Location: Shiner, TX
Style: Bock Bier
Texas. Pride. These are the two words I think of when I see Shiner. As someone who lived and worked in Texas, I can whole-heartedly say there is no other state that takes pride in its own like Texas does. Shiner beer is very much a part of this pride. The Spoetzl Brewery is located in Shiner, TX, a tiny town "no bigger than a postage stamp in the heart of Texas" as described on Shiner's site. This small Texas town has been producing lagers with German influence for over 100 years. Every drop of Shiner comes from Shiner. That's they way it is and always has been. And there's something about that even an outsider can appreciate.
Shiner Bock is their flagship lager. I see Shiner popping up more and more around the country, and it sort of reminds me of Yuengling in terms of how relatable it can be to non-craft-beer-drinkers.
Appearance: Sweet tea color with a quickly fading head. The beer is obviously filtered and appears lighter than one might expect from a Bock beer (note: this is brewed in the tradition of an American lager, and not necessarily a German bock).
Aroma: Mild aromas and there's not a lot to pick up on.

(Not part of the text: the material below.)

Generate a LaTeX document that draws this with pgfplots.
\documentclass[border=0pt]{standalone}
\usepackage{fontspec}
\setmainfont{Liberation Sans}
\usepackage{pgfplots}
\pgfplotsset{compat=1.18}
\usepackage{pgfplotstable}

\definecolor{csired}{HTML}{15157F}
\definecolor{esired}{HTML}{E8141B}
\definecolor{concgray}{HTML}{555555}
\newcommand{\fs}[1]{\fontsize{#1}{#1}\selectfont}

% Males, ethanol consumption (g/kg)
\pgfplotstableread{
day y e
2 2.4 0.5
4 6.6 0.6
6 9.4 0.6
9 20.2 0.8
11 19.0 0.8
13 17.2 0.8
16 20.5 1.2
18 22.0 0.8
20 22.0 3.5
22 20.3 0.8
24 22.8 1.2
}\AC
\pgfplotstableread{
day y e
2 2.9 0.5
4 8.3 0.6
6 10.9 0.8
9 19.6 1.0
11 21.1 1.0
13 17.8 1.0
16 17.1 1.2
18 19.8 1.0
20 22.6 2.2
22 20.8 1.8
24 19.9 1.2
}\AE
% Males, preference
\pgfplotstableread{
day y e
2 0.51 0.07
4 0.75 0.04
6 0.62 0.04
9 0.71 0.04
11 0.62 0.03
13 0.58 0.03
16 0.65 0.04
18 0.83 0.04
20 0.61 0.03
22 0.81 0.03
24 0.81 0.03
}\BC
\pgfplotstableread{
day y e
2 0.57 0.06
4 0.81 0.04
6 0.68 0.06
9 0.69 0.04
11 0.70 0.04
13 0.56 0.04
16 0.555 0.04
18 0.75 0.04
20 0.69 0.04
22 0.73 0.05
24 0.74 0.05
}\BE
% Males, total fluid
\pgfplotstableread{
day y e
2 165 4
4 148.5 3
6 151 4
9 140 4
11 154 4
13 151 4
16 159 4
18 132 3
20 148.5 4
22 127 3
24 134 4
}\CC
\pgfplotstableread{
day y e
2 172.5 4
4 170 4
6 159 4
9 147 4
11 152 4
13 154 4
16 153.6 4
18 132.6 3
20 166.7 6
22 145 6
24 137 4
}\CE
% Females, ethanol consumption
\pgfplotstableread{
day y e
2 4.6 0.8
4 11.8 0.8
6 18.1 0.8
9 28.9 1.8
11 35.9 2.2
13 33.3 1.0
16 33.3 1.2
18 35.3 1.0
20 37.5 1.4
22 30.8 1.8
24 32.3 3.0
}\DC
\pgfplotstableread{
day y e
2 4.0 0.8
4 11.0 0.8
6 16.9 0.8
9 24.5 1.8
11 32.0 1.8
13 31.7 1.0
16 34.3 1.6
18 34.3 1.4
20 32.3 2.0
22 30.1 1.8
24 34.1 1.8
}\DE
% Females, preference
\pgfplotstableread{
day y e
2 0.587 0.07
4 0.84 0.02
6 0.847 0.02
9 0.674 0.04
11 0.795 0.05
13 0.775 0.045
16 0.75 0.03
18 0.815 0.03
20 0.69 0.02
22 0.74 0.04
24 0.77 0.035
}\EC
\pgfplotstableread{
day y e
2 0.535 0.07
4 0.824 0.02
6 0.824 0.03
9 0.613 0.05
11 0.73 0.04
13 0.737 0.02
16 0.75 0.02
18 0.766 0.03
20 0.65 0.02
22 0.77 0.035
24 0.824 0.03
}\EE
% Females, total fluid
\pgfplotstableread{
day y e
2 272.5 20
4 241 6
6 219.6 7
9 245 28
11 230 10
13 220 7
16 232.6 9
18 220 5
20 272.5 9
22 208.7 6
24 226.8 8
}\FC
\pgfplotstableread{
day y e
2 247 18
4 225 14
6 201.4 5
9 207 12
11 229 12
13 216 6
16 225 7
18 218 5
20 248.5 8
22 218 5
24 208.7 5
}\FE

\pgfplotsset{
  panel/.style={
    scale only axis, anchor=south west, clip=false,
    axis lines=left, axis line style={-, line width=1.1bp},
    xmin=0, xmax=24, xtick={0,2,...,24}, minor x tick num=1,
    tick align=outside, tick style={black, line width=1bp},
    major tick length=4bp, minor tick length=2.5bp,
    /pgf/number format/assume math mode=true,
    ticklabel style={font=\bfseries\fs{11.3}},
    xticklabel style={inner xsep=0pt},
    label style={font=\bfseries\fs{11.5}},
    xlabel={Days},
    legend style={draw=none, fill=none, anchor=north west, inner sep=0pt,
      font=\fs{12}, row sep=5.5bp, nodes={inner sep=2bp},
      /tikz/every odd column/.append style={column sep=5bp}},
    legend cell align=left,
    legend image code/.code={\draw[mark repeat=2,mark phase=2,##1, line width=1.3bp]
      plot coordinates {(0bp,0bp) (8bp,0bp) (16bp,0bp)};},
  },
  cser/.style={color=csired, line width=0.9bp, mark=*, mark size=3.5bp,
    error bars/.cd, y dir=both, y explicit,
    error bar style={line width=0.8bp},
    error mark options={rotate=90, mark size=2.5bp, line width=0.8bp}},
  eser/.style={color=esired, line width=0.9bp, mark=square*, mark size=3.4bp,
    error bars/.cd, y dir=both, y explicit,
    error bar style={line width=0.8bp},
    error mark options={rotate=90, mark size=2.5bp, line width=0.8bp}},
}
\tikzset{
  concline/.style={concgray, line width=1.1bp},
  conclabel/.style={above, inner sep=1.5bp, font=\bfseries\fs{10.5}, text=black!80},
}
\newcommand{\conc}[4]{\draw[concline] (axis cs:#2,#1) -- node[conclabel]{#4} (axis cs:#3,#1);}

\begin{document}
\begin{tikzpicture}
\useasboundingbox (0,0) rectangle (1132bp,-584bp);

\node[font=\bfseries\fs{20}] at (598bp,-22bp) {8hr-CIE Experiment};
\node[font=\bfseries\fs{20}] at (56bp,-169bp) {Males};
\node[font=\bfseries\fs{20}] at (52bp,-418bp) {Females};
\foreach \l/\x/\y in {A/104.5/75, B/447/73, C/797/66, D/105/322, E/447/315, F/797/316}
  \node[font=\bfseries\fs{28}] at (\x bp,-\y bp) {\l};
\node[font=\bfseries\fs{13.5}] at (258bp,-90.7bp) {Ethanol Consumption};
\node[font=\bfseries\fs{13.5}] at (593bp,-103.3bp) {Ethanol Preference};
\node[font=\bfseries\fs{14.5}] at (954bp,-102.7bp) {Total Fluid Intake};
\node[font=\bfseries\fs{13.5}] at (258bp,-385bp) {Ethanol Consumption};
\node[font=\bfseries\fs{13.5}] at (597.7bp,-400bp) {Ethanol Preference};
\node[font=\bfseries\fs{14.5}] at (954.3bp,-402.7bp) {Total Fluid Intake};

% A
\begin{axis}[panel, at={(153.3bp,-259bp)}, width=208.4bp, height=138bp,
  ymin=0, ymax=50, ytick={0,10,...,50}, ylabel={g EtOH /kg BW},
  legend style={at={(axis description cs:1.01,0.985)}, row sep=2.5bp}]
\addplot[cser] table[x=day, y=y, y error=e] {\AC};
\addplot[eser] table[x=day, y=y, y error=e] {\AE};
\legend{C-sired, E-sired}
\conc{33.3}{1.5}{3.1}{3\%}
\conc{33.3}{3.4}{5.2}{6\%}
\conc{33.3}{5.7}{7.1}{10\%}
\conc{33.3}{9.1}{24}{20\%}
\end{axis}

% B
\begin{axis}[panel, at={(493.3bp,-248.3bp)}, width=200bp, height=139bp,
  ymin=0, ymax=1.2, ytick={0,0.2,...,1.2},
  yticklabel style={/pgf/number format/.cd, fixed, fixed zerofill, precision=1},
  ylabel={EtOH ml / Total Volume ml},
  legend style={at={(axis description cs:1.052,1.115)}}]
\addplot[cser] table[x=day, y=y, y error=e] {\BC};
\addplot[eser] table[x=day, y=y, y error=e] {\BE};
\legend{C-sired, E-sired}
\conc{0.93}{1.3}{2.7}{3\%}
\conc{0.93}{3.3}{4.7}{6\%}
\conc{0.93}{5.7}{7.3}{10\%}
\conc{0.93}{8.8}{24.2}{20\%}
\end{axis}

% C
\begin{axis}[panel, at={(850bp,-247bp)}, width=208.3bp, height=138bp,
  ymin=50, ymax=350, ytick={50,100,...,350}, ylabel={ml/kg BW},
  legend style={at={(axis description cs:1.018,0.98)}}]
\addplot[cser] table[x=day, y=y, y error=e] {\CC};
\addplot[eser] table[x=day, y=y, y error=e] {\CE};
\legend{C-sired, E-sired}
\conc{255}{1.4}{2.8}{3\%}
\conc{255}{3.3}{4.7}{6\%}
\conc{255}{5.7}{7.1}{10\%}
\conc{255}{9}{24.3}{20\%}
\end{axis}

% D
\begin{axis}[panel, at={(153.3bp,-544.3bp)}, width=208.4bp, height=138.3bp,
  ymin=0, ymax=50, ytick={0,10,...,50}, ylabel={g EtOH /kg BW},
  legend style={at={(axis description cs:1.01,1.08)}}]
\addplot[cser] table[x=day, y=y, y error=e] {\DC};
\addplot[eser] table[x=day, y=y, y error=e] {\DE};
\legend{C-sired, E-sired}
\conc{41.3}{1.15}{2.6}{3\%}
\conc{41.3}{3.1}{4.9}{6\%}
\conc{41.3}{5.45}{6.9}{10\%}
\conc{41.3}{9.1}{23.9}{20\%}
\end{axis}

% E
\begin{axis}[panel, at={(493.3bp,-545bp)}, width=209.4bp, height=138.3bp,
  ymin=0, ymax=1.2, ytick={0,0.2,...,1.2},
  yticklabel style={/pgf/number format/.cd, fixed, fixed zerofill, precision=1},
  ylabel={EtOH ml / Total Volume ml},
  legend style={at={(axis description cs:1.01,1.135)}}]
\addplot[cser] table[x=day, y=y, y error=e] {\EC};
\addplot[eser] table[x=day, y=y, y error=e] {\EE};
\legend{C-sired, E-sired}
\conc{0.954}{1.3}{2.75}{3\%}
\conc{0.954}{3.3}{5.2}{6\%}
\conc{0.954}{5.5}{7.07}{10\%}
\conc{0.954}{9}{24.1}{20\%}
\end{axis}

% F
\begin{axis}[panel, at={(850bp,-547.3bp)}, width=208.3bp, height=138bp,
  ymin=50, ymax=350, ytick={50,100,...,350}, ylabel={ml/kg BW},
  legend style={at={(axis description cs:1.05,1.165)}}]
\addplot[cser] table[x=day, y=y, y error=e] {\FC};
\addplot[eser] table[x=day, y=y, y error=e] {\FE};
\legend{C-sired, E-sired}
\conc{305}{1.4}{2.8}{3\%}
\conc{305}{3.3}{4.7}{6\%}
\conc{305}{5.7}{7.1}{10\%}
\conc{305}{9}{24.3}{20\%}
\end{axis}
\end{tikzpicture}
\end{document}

I do get hints of malt, but nothing to write home about.
Taste: As one might gather from my comparison to Yuengling, this is a mildly smooth and unoffensive beer. It has a strong malt base with some nutty characteristics and a caramel sweetness on the finish. The beer has an overall clean feel, as there is little-to-no aftertaste, dryness, or bitterness. Something that I have noticed in several Shiner brews, and it's most noticeable in this one, is a subtle but troubling copper or metallic taste that I get towards the back of the palate. I have had Shiner Bock on draught, from a can, and in a bottle, and the copper flavor is always there. I am not sure what causes this, but it's definitely not pleasing.
Overall: I love the history of this beer and what Spoetzl represents to Texas, but the beer itself is mild and forgettable. It's a cheap beer (if you live in Texas), but not worth the price you'll pay if you're outside the Lonestar State.